Du cocktail au champagne
Dans l’ombre de Shankly, Paisley était avant tout le caractère. Celui des « vrais gars du Nord » comme aime le raconter Sir Alex Ferguson. Un homme de fer et un nez précieux pour dénicher les « nobodies » , ces futurs craks de Pool. Bob Paisley est un gestionnaire de groupe, sans émotion apparente mais avec la fermeté nécessaire à faire briller le « château construit par Shankly » selon les mots de Brian Clough. Car en 1960, dans la stupeur d’un peuple, Bill Shankly va quitter Anfield et demander au board des Reds de nommer Paisley à sa place. Lors de sa première apparition face à son groupe, l’ancien adjoint expliquera clairement qu’il a été « contraint » à prendre le poste. Plus clairement, qu’il n’en voulait pas. Pourtant, on disait souvent « qu’à la passion, Paisley avait ajouté la patience » . Car passé une première saison compliquée, la tête brûlée va faire basculer la dimension du Liverpool FC grâce aux Keegan, Toshack, Ray Kennedy replacé en créateur ou encore une paire défensive monstrueuse Neal-Jones. Paisley a inventé le super-sub avec David Fairclough mais également la gestion des matchs européens face au Barça de Cruyff, aux Verts de Saint-Étienne en 77 ou le Bruges dégeu de 78. Le tout avec des légendes nouvelles : Kenny Dalglish, Graeme Souness, Alan Hansen…

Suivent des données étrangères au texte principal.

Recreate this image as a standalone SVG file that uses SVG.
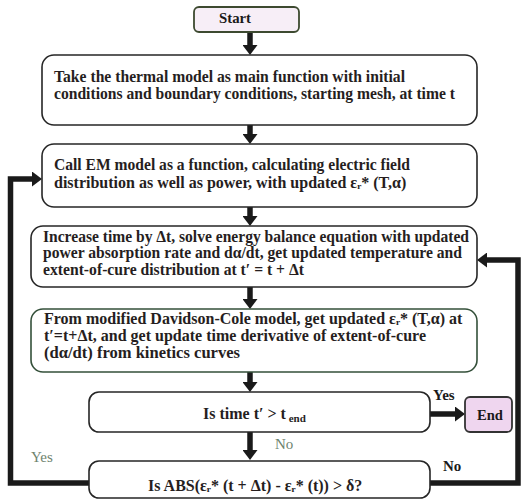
<svg xmlns="http://www.w3.org/2000/svg" width="521" height="501" viewBox="0 0 521 501" font-family="'Liberation Serif', 'Times New Roman', serif">
<style>
.box{fill:#ffffff;stroke:#262626;stroke-width:1.6}
.term{fill:#f7eef7;stroke:#3d4a30;stroke-width:1.8}
.t{font-size:16px;font-weight:bold;fill:#261e1e}
.c{font-size:15px;font-weight:bold;fill:#1a1a1a}
.g{font-size:15px;fill:#6e836e}
.conn{fill:none;stroke:#1a1a1a;stroke-width:5.5}
.sub{font-size:11px}
</style>
<defs>
<marker id="ah" markerUnits="userSpaceOnUse" markerWidth="10" markerHeight="15" viewBox="0 0 10 15" refX="1" refY="7.5" orient="auto">
<path d="M0,0 L10,7.5 L0,15 z" fill="#1a1a1a"/>
</marker>
</defs>
<rect width="521" height="501" fill="#ffffff"/>

<g id="connectors">
<line class="conn" x1="250" y1="32" x2="250" y2="46" marker-end="url(#ah)"/>
<line class="conn" x1="250" y1="125" x2="250" y2="135" marker-end="url(#ah)"/>
<line class="conn" x1="250" y1="207" x2="250" y2="217" marker-end="url(#ah)"/>
<line class="conn" x1="250" y1="287" x2="250" y2="300" marker-end="url(#ah)"/>
<line class="conn" x1="250" y1="372" x2="250" y2="383" marker-end="url(#ah)"/>
<line class="conn" x1="250" y1="432" x2="250" y2="451" marker-end="url(#ah)"/>
<line class="conn" x1="430" y1="414" x2="456" y2="414" marker-end="url(#ah)"/>
<polyline class="conn" points="89,483 10.5,483 10.5,179 33,179" marker-end="url(#ah)"/>
<polyline class="conn" points="430,483 518,483 518,260 486,260" marker-end="url(#ah)"/>
<text class="c" x="433" y="400" font-family="Liberation Serif">Yes</text>
<text class="c" x="443" y="471" font-family="Liberation Serif">No</text>
<text class="g" x="275" y="449" font-family="Liberation Serif">No</text>
<text class="g" x="31" y="462" font-family="Liberation Serif">Yes</text>
</g>

<g id="start" font-family="Liberation Serif">
<rect class="term" x="194" y="7" width="105" height="25" rx="5"/>
<text class="c" x="219" y="23" textLength="32" lengthAdjust="spacingAndGlyphs">Start</text>
</g>

<g id="thermal-model" font-family="Liberation Serif">
<rect class="box" x="42" y="55" width="435" height="70" rx="12"/>
<text class="t" x="54" y="82" textLength="351" lengthAdjust="spacingAndGlyphs">Take the thermal model as main function with initial</text>
<text class="t" x="54" y="99" textLength="401" lengthAdjust="spacingAndGlyphs">conditions and boundary conditions, starting mesh, at time t</text>
</g>

<g id="em-model" font-family="Liberation Serif">
<rect class="box" x="42" y="144" width="435" height="63" rx="12"/>
<text class="t" x="54" y="170" textLength="356" lengthAdjust="spacingAndGlyphs">Call EM model as a function, calculating electric field</text>
<text class="t" x="54" y="188">distribution as well as power, with updated εᵣ* (T,α)</text>
</g>

<g id="energy-balance" font-family="Liberation Serif">
<rect class="box" x="31" y="226" width="446" height="61" rx="12"/>
<text class="t" x="43" y="242" textLength="426" lengthAdjust="spacingAndGlyphs">Increase time by Δt, solve energy balance equation with updated</text>
<text class="t" x="43" y="258" textLength="419" lengthAdjust="spacingAndGlyphs">power absorption rate and dα/dt, get updated temperature and</text>
<text class="t" x="43" y="275" textLength="261" lengthAdjust="spacingAndGlyphs">extent-of-cure distribution at t′ = t + Δt</text>
</g>

<g id="davidson-cole" font-family="Liberation Serif">
<rect class="box" x="31" y="309" width="446" height="63" rx="12" style="stroke:#34503a"/>
<text class="t" x="44" y="324">From modified Davidson-Cole model, get updated εᵣ* (T,α) at</text>
<text class="t" x="44" y="341" textLength="382" lengthAdjust="spacingAndGlyphs">t′=t+Δt, and get update time derivative of extent-of-cure</text>
<text class="t" x="44" y="358" textLength="196" lengthAdjust="spacingAndGlyphs">(dα/dt) from kinetics curves</text>
</g>

<g id="time-check" font-family="Liberation Serif">
<rect class="box" x="89" y="392" width="341" height="40" rx="10"/>
<text class="t" x="203" y="419">Is time t′ &gt; t<tspan class="sub" dy="3"> end</tspan></text>
</g>

<g id="end" font-family="Liberation Serif">
<rect class="term" x="465" y="397" width="47" height="35" rx="5" style="fill:#efd6ef;stroke:#333333"/>
<text class="c" x="477" y="420" textLength="26" lengthAdjust="spacingAndGlyphs">End</text>
</g>

<g id="convergence-check" font-family="Liberation Serif">
<rect class="box" x="89" y="461" width="341" height="37" rx="10"/>
<text class="t" x="148" y="491">Is ABS(εᵣ* (t + Δt) - εᵣ* (t)) &gt; δ?</text>
</g>
</svg>
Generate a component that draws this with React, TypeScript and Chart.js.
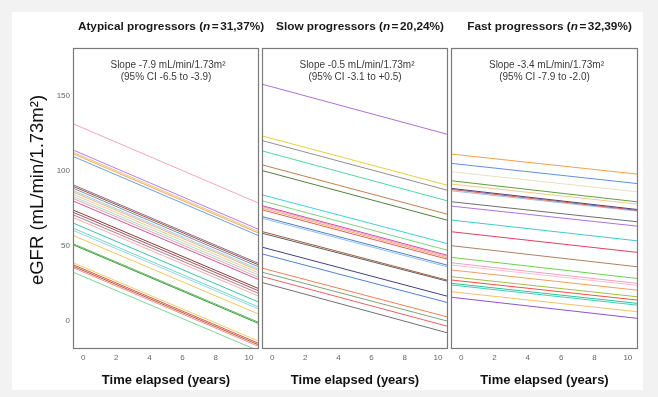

Ce Liverpool, son Liverpool, était certainement le plus fort. Il faut glisser un œil derrière la chaleur du Kop d’Anfield pour s’en rendre compte. Car ces Reds-là étaient plus qu’une équipe de football : ils tutoyaient les Sex Pistols, ont inventé la tunique rouge vif pour « faire peur à l’adversaire » et le cocktail celtico-britannique avec Toshack (Galles), Dalglish, Souness et Hansen (Écosse) ou Heighway (Éire). Leur vie était guidée par les titres : six championnats (76, 77, 79, 80, 82 et 83), trois League Cup (81, 82 et 83), trois C1 (77, 78 et 81), une C3 en 76 et l Supercoupe 77, sous Paisley. Plus fort que Shankly, plus fort que Ferguson, plus fort que Busby, plus fort que Stein. Plus rapide, surtout. Car le règne de Paisley sur Anfield n’aura duré que neuf ans. Neuf longues années de notations sur des carnets noirs empilés dans son bureau pour un homme qui ne considérait aucune information comme futile. Il affirmait n’avoir aucun autre secret que le travail. « Le jeu est une histoire de compréhension entre les joueurs et l’entraîneur. Vous devez marcher dans la même direction pour avoir du succès et vous devez sûrement faire la même chose pour vaincre les problèmes » , prophétisera-t-il. Jusqu’à fermer les yeux, trois semaines après son soixante-dix-septième anniversaire. Un 14 février 1996. Sur treize sourires en neuf saisons. Et quelques bouteilles de Bell’s.